Omit all images. Transcribe the rest of the material below exactly.

▽

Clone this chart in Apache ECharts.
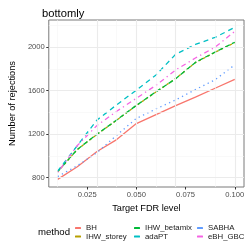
<!DOCTYPE html>
<html><head><meta charset="utf-8">
<script src="https://cdn.jsdelivr.net/npm/echarts@6/dist/echarts.min.js"></script>
<style>html,body{margin:0;padding:0;background:#fff}#c{width:249px;height:249px}</style>
</head><body><div id="c"></div>
<script>
const fdr = [0.01, 0.02, 0.03, 0.04, 0.05, 0.06, 0.07, 0.08, 0.09, 0.10];
const BH = [784, 900, 1040, 1150, 1297, 1380, 1462, 1540, 1622, 1704];
const IHW_storey = [853, 1058, 1198, 1328, 1463, 1588, 1712, 1858, 1953, 2042];
const IHW_betamix = [855, 1060, 1200, 1330, 1465, 1590, 1710, 1860, 1955, 2045];
const adaPT = [860, 1095, 1330, 1470, 1605, 1745, 1935, 2025, 2090, 2182];
const SABHA = [810, 910, 1030, 1190, 1345, 1432, 1515, 1610, 1700, 1838];
const eBH_GBC = [848, 1095, 1280, 1410, 1530, 1650, 1790, 1900, 2000, 2145];
const methods = ['BH', 'IHW_storey', 'IHW_betamix', 'adaPT', 'SABHA', 'eBH_GBC'];
const xTicks = [0.025, 0.05, 0.075, 0.1];
const xMinor = [0.0125, 0.0375, 0.0625, 0.0875];
const yTicks = [800, 1200, 1600, 2000];
const yMinor = [1000, 1400, 1800, 2200];

const seriesData = {BH, IHW_storey, IHW_betamix, adaPT, SABHA, eBH_GBC};
const colors = {BH:'#F8766D', IHW_storey:'#B79F00', IHW_betamix:'#00BA38', adaPT:'#00BFC4', SABHA:'#619CFF', eBH_GBC:'#F564E3'};
const dashes = {BH:'solid', IHW_storey:[2.5,2.5], IHW_betamix:[5,2.5], adaPT:[5,4], SABHA:[1.3,3.5], eBH_GBC:[1.3,3.5,5,3.5]};
const font = 'Liberation Sans';

const gridSeries = {
  name: 'grid', type: 'line', data: [], z: 1, silent: true,
  markLine: {
    silent: true, symbol: 'none', label: {show: false}, animation: false,
    data: [
      ...xMinor.map(v => ({xAxis: v, lineStyle: {color: '#F5F5F5', width: 0.6, type: 'solid'}})),
      ...yMinor.map(v => ({yAxis: v, lineStyle: {color: '#F5F5F5', width: 0.6, type: 'solid'}})),
      ...xTicks.map(v => ({xAxis: v, lineStyle: {color: '#EBEBEB', width: 1.1, type: 'solid'}})),
      ...yTicks.map(v => ({yAxis: v, lineStyle: {color: '#EBEBEB', width: 1.1, type: 'solid'}}))
    ]
  }
};

const lineSeries = methods.map(m => ({
  name: m, type: 'line', z: 3, showSymbol: false, symbol: 'none', animation: false,
  color: colors[m],
  lineStyle: {color: colors[m], width: 1.3, type: dashes[m]},
  data: fdr.map((x, i) => [x, seriesData[m][i]])
}));

const legendCommon = {
  orient: 'vertical', icon: 'roundRect', itemWidth: 6, itemHeight: 2, itemGap: 0.5,
  padding: 0, textStyle: {fontFamily: font, fontSize: 7.8, color: '#1a1a1a', lineHeight: 8}
};

const chart = echarts.init(document.getElementById('c'), null, {renderer: 'canvas'});
chart.setOption({
  backgroundColor: '#fff',
  animation: false,
  title: {text: 'bottomly', left: 37, top: 3, textStyle: {fontFamily: font, fontSize: 11.2, fontWeight: 'normal', color: '#000'}},
  grid: {left: 38, right: 5, top: 20, bottom: 62, show: true, borderColor: '#7a7a7a', borderWidth: 1, backgroundColor: 'transparent'},
  xAxis: {
    type: 'value', min: 0.0055, max: 0.1047,
    name: 'Target FDR level', nameLocation: 'middle', nameGap: 14,
    nameTextStyle: {fontFamily: font, fontSize: 9.2, color: '#000'},
    axisLine: {show: false}, splitLine: {show: false},
    axisTick: {show: true, length: 2.5, lineStyle: {color: '#333'}, customValues: xTicks},
    axisLabel: {fontFamily: font, fontSize: 7.6, color: '#4D4D4D', margin: 4, customValues: xTicks, formatter: v => v.toFixed(3)}
  },
  yAxis: {
    type: 'value', min: 714, max: 2250,
    name: 'Number of rejections', nameLocation: 'middle', nameGap: 27, nameRotate: 90,
    nameTextStyle: {fontFamily: font, fontSize: 9.2, color: '#000'},
    axisLine: {show: false}, splitLine: {show: false},
    axisTick: {show: true, length: 2.5, lineStyle: {color: '#333'}, customValues: yTicks},
    axisLabel: {fontFamily: font, fontSize: 7.6, color: '#4D4D4D', margin: 4, customValues: yTicks, formatter: v => String(Math.round(v))}
  },
  legend: [
    Object.assign({data: ['BH', 'IHW_storey'], left: 75, top: 224}, legendCommon),
    Object.assign({data: ['IHW_betamix', 'adaPT'], left: 134, top: 224}, legendCommon),
    Object.assign({data: ['SABHA', 'eBH_GBC'], left: 197, top: 224}, legendCommon)
  ],
  graphic: [{type: 'text', left: 38, top: 227, style: {text: 'method', fontFamily: font, fontSize: 9.6, fill: '#000'}}],
  series: [gridSeries, ...lineSeries]
});
</script></body></html>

△

Written reply
Clone this chart in Apache ECharts.
<!DOCTYPE html>
<html><head><meta charset="utf-8">
<script src="https://cdn.jsdelivr.net/npm/echarts@6/dist/echarts.min.js"></script>
<style>html,body{margin:0;padding:0;background:#fff}#c{width:249px;height:249px}</style>
</head><body><div id="c"></div>
<script>
const fdr = [0.01, 0.02, 0.03, 0.04, 0.05, 0.06, 0.07, 0.08, 0.09, 0.10];
const BH = [784, 900, 1040, 1150, 1297, 1380, 1462, 1540, 1622, 1704];
const IHW_storey = [853, 1058, 1198, 1328, 1463, 1588, 1712, 1858, 1953, 2042];
const IHW_betamix = [855, 1060, 1200, 1330, 1465, 1590, 1710, 1860, 1955, 2045];
const adaPT = [860, 1095, 1330, 1470, 1605, 1745, 1935, 2025, 2090, 2182];
const SABHA = [810, 910, 1030, 1190, 1345, 1432, 1515, 1610, 1700, 1838];
const eBH_GBC = [848, 1095, 1280, 1410, 1530, 1650, 1790, 1900, 2000, 2145];
const methods = ['BH', 'IHW_storey', 'IHW_betamix', 'adaPT', 'SABHA', 'eBH_GBC'];
const xTicks = [0.025, 0.05, 0.075, 0.1];
const xMinor = [0.0125, 0.0375, 0.0625, 0.0875];
const yTicks = [800, 1200, 1600, 2000];
const yMinor = [1000, 1400, 1800, 2200];

const seriesData = {BH, IHW_storey, IHW_betamix, adaPT, SABHA, eBH_GBC};
const colors = {BH:'#F8766D', IHW_storey:'#B79F00', IHW_betamix:'#00BA38', adaPT:'#00BFC4', SABHA:'#619CFF', eBH_GBC:'#F564E3'};
const dashes = {BH:'solid', IHW_storey:[2.5,2.5], IHW_betamix:[5,2.5], adaPT:[5,4], SABHA:[1.3,3.5], eBH_GBC:[1.3,3.5,5,3.5]};
const font = 'Liberation Sans';

const gridSeries = {
  name: 'grid', type: 'line', data: [], z: 1, silent: true,
  markLine: {
    silent: true, symbol: 'none', label: {show: false}, animation: false,
    data: [
      ...xMinor.map(v => ({xAxis: v, lineStyle: {color: '#F5F5F5', width: 0.6, type: 'solid'}})),
      ...yMinor.map(v => ({yAxis: v, lineStyle: {color: '#F5F5F5', width: 0.6, type: 'solid'}})),
      ...xTicks.map(v => ({xAxis: v, lineStyle: {color: '#EBEBEB', width: 1.1, type: 'solid'}})),
      ...yTicks.map(v => ({yAxis: v, lineStyle: {color: '#EBEBEB', width: 1.1, type: 'solid'}}))
    ]
  }
};

const lineSeries = methods.map(m => ({
  name: m, type: 'line', z: 3, showSymbol: false, symbol: 'none', animation: false,
  color: colors[m],
  lineStyle: {color: colors[m], width: 1.3, type: dashes[m]},
  data: fdr.map((x, i) => [x, seriesData[m][i]])
}));

const legendCommon = {
  orient: 'vertical', icon: 'roundRect', itemWidth: 6, itemHeight: 2, itemGap: 0.5,
  padding: 0, textStyle: {fontFamily: font, fontSize: 7.8, color: '#1a1a1a', lineHeight: 8}
};

const chart = echarts.init(document.getElementById('c'), null, {renderer: 'canvas'});
chart.setOption({
  backgroundColor: '#fff',
  animation: false,
  title: {text: 'bottomly', left: 37, top: 3, textStyle: {fontFamily: font, fontSize: 11.2, fontWeight: 'normal', color: '#000'}},
  grid: {left: 38, right: 5, top: 20, bottom: 62, show: true, borderColor: '#7a7a7a', borderWidth: 1, backgroundColor: 'transparent'},
  xAxis: {
    type: 'value', min: 0.0055, max: 0.1047,
    name: 'Target FDR level', nameLocation: 'middle', nameGap: 14,
    nameTextStyle: {fontFamily: font, fontSize: 9.2, color: '#000'},
    axisLine: {show: false}, splitLine: {show: false},
    axisTick: {show: true, length: 2.5, lineStyle: {color: '#333'}, customValues: xTicks},
    axisLabel: {fontFamily: font, fontSize: 7.6, color: '#4D4D4D', margin: 4, customValues: xTicks, formatter: v => v.toFixed(3)}
  },
  yAxis: {
    type: 'value', min: 714, max: 2250,
    name: 'Number of rejections', nameLocation: 'middle', nameGap: 27, nameRotate: 90,
    nameTextStyle: {fontFamily: font, fontSize: 9.2, color: '#000'},
    axisLine: {show: false}, splitLine: {show: false},
    axisTick: {show: true, length: 2.5, lineStyle: {color: '#333'}, customValues: yTicks},
    axisLabel: {fontFamily: font, fontSize: 7.6, color: '#4D4D4D', margin: 4, customValues: yTicks, formatter: v => String(Math.round(v))}
  },
  legend: [
    Object.assign({data: ['BH', 'IHW_storey'], left: 75, top: 224}, legendCommon),
    Object.assign({data: ['IHW_betamix', 'adaPT'], left: 134, top: 224}, legendCommon),
    Object.assign({data: ['SABHA', 'eBH_GBC'], left: 197, top: 224}, legendCommon)
  ],
  graphic: [{type: 'text', left: 38, top: 227, style: {text: 'method', fontFamily: font, fontSize: 9.6, fill: '#000'}}],
  series: [gridSeries, ...lineSeries]
});
</script></body></html>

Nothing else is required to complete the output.